Given the participatory nature of culture and the collaborative nature of work today, I believe that the myth of the lone creative genius is one that must be annulled. Successful artists have teams under them producing the work and innovative startups create products born from group brainstorming sessions.
If the ever lone creative genius existed before, it doesn’t any more today.
Is creativity bred? Yes, partly. There are certain childhood experiences that are more prevalent in the lives of those who have made creative breakthroughs compared to those who have not. For instance, education, exposure to new things at an early age, and permission to be expressive contribute greatly to an individual’s creative output later in life. As do spending a lot of time alone as a young person or experiencing traumatic or unusual circumstance. These types of experiences are formally called “diversifying experiences,” which means exposure to “one or more events, in childhood or adolescence, that puts you on a different track from everybody else…You see yourself as different. You have different goals” (Freakonomics: Simonton). As Csikszentmihalyi underlines, "one cannot be exceptional and normal at the same time." (177).
Interestingly, there is a trend of having lost a parent before the age of sixteen and making significant creative contributions later in life. Losing a parent at a young age changes a child in that they tend to develop a depth of emotion and a sense of responsibility early in life.
How do creative children transition to creative adults? Often in our teenage years, when our sense of self becomes tenuous and malleable, is the time when we stop exploring and become self-conscious about our creative abilities. I’ve spoken with art educators who notice a distinct change in children when they hit 12 or 13, and they begin to judge themselves, equating artistic talent with creative ability. Somehow, drawing well has become the litmus test for creative thinking.

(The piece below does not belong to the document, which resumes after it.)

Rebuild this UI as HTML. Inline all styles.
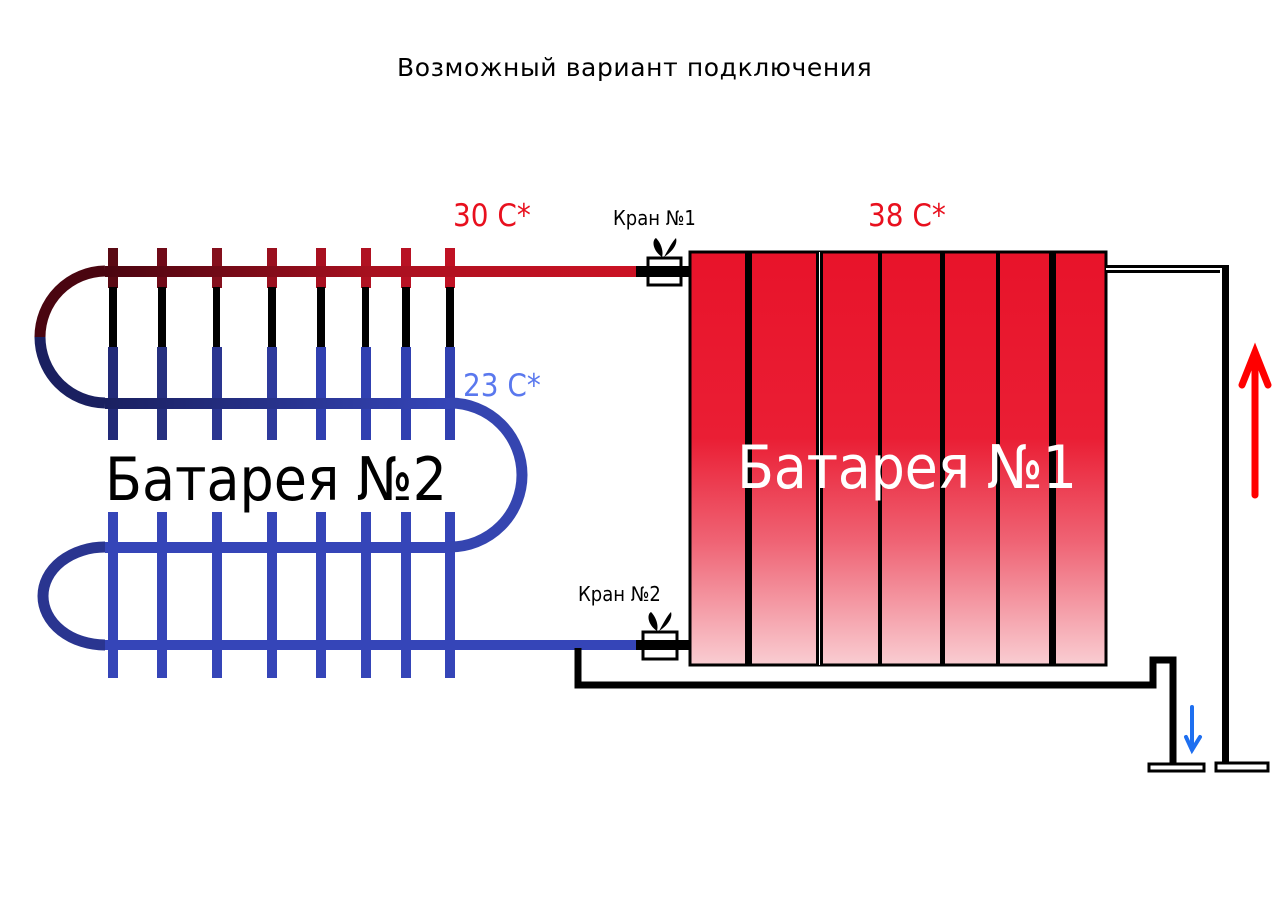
<!DOCTYPE html>
<html><head><meta charset="utf-8"><style>
html,body{margin:0;padding:0;background:#fff;}
svg{display:block;}
text{font-family:"DejaVu Sans Condensed","DejaVu Sans","Liberation Sans",sans-serif;}
text.t{font-family:"DejaVu Sans","Liberation Sans",sans-serif;letter-spacing:0.6px;}
</style></head><body>
<svg width="1280" height="900" viewBox="0 0 1280 900" xmlns="http://www.w3.org/2000/svg">
<defs>
<linearGradient id="rad" x1="0" y1="0" x2="0" y2="1">
<stop offset="0" stop-color="#e8132a"/>
<stop offset="0.45" stop-color="#ea1e34"/>
<stop offset="0.7" stop-color="#ef6374"/>
<stop offset="1" stop-color="#f9cdd2"/>
</linearGradient>
<linearGradient id="redp" x1="0" y1="0" x2="1" y2="0">
<stop offset="0" stop-color="#4a0510"/>
<stop offset="0.5" stop-color="#a8101f"/>
<stop offset="1" stop-color="#cc1224"/>
</linearGradient>
<linearGradient id="bluep" x1="0" y1="0" x2="1" y2="0">
<stop offset="0" stop-color="#1a2060"/>
<stop offset="1" stop-color="#3545b8"/>
</linearGradient>
</defs>

<text class="t" x="397" y="76" font-size="25" fill="#000">Возможный вариант подключения</text>

<g>
<rect x="108" y="248" width="10" height="40" fill="#5a0a14"/>
<rect x="157" y="248" width="10" height="40" fill="#700a18"/>
<rect x="212" y="248" width="10" height="40" fill="#85101d"/>
<rect x="267" y="248" width="10" height="40" fill="#9a101f"/>
<rect x="316" y="248" width="10" height="40" fill="#a81020"/>
<rect x="361" y="248" width="10" height="40" fill="#b01222"/>
<rect x="401" y="248" width="10" height="40" fill="#b81224"/>
<rect x="445" y="248" width="10" height="40" fill="#c01224"/>
</g>
<g fill="#000">
<rect x="109" y="287" width="8" height="60"/><rect x="158" y="287" width="8" height="60"/>
<rect x="213" y="287" width="7" height="60"/><rect x="268" y="287" width="8" height="60"/>
<rect x="317" y="287" width="8" height="60"/><rect x="362" y="287" width="7" height="60"/>
<rect x="402" y="287" width="8" height="60"/><rect x="446" y="287" width="8" height="60"/>
</g>
<g fill="#3040b0">
<rect x="108" y="347" width="10" height="93" fill="#222a78"/><rect x="157" y="347" width="10" height="93" fill="#26307f"/>
<rect x="212" y="347" width="10" height="93" fill="#2a3590"/><rect x="267" y="347" width="10" height="93" fill="#2e3a9c"/>
<rect x="316" y="347" width="10" height="93"/><rect x="361" y="347" width="10" height="93"/>
<rect x="401" y="347" width="10" height="93"/><rect x="445" y="347" width="10" height="93"/>
</g>
<g fill="#3545b8">
<rect x="108" y="512" width="10" height="166"/><rect x="157" y="512" width="10" height="166"/>
<rect x="212" y="512" width="10" height="166"/><rect x="267" y="512" width="10" height="166"/>
<rect x="316" y="512" width="10" height="166"/><rect x="361" y="512" width="10" height="166"/>
<rect x="401" y="512" width="10" height="166"/><rect x="445" y="512" width="10" height="166"/>
</g>

<rect x="105" y="266" width="535" height="11" fill="url(#redp)"/>
<path d="M105 271 A66 66 0 0 0 40 337" stroke="#4a0510" stroke-width="11" fill="none"/>
<path d="M40 337 A66 66 0 0 0 105 403" stroke="#1a2060" stroke-width="11" fill="none"/>
<rect x="105" y="398" width="345" height="11" fill="url(#bluep)"/>
<path d="M450 403 A72 72 0 0 1 450 547" stroke="#3545b0" stroke-width="11" fill="none"/>
<rect x="105" y="542" width="345" height="11" fill="#3545b8"/>
<path d="M105 547 A62 49 0 0 0 105 645" stroke="#2a3590" stroke-width="11" fill="none"/>
<rect x="105" y="640" width="535" height="10" fill="#3545b8"/>

<rect x="636" y="266" width="56" height="11" fill="#000"/>
<rect x="648" y="258" width="33" height="27" fill="#fff" stroke="#000" stroke-width="3"/>
<rect x="648" y="266" width="33" height="11" fill="#000"/>
<path d="M662 257 C652 250 652 240 656 238 C660 242 664 250 662 257 Z M664 257 C668 250 672 242 676 238 C678 244 672 252 664 257 Z" fill="#000"/>
<rect x="636" y="640" width="56" height="10" fill="#000"/>
<rect x="643" y="632" width="34" height="27" fill="#fff" stroke="#000" stroke-width="3"/>
<rect x="643" y="640" width="34" height="10" fill="#000"/>
<path d="M657 631 C647 624 647 614 651 612 C655 616 659 624 657 631 Z M659 631 C663 624 667 616 671 612 C673 618 667 626 659 631 Z" fill="#000"/>

<rect x="690" y="252" width="416" height="413" fill="url(#rad)" stroke="#000" stroke-width="3"/>
<g fill="#000">
<rect x="745" y="252" width="7" height="413"/>
<rect x="816" y="252" width="7" height="413"/><rect x="819" y="252" width="1" height="413" fill="#fff"/>
<rect x="878" y="252" width="4" height="413"/>
<rect x="940" y="252" width="5" height="413"/>
<rect x="996" y="252" width="4" height="413"/>
<rect x="1049" y="252" width="7" height="413"/>
</g>

<path d="M1106 269 H1225 V766" stroke="#000" stroke-width="8" fill="none"/>
<path d="M1106 269 H1221 V766" stroke="#fff" stroke-width="2" fill="none"/>
<rect x="1216" y="763" width="52" height="8" fill="#fff" stroke="#000" stroke-width="3"/>
<path d="M578 648 V685 H1153 V660 H1173 V766" stroke="#000" stroke-width="7" fill="none"/>
<rect x="1149" y="764" width="55" height="7" fill="#fff" stroke="#000" stroke-width="3"/>

<path d="M1255 495 V356 M1242 385 L1255 352 L1268 385" stroke="#ff0000" stroke-width="7" fill="none" stroke-linecap="round"/>
<path d="M1192 707 V750 M1186 737 L1192 750 L1200 737" stroke="#1e6ff0" stroke-width="4" fill="none" stroke-linecap="round"/>

<text x="453" y="226" font-size="31" fill="#e8101e">30 C*</text>
<text x="868" y="226" font-size="31" fill="#e8101e">38 C*</text>
<text x="463" y="396" font-size="31" fill="#5a78ee">23 C*</text>
<text x="613" y="225" font-size="20" fill="#000">Кран №1</text>
<text x="578" y="601" font-size="20" fill="#000">Кран №2</text>
<text x="105" y="500" font-size="60" fill="#000" textLength="342">Батарея №2</text>
<text x="737" y="488" font-size="60" fill="#fff" textLength="340">Батарея №1</text>
</svg>
</body></html>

Creativity is not beholden to artistic talent, and we need to instill that idea in children, teens, and adults alike. I am encouraged by this statement from Tom and David Kelley (author of The Art of Invention and founder of IDEO, respectfully) that
“all creative people have one thing in common: at some point, they decided to be creative” (75).
If parents, educators and society at-large can promote this idea, then we can harness the entire population’s creative confidence.
Creative thinking is characterized by the fluency (quantity) and flexibility (diversity) of ideas, which is also called divergent thinking. What sort of personal characteristics lead to this kind of thinking? In a nutshell: a sense of urgent optimism, resilience against failure, comfort with ambiguity, a sense of empathy for others, a mix of crystallized and fluid intelligence, curiosity, and nonconformity. Creative people are driven to produce for the sake of producing; they get joy and satisfaction from making a doing, regardless of whether it fulfills a client brief or a school assignment.
A discussion of creative individuals must not neglect the darker side of creativity, over which there is much debate and discussion. The essential questions are whether or not mental illness contribute to creativity, whether torment is a necessary ingredient in the creative process, and whether drugs and alcohol have an effect on the creative brain. These are big questions, which we’ll investigate more in depth later.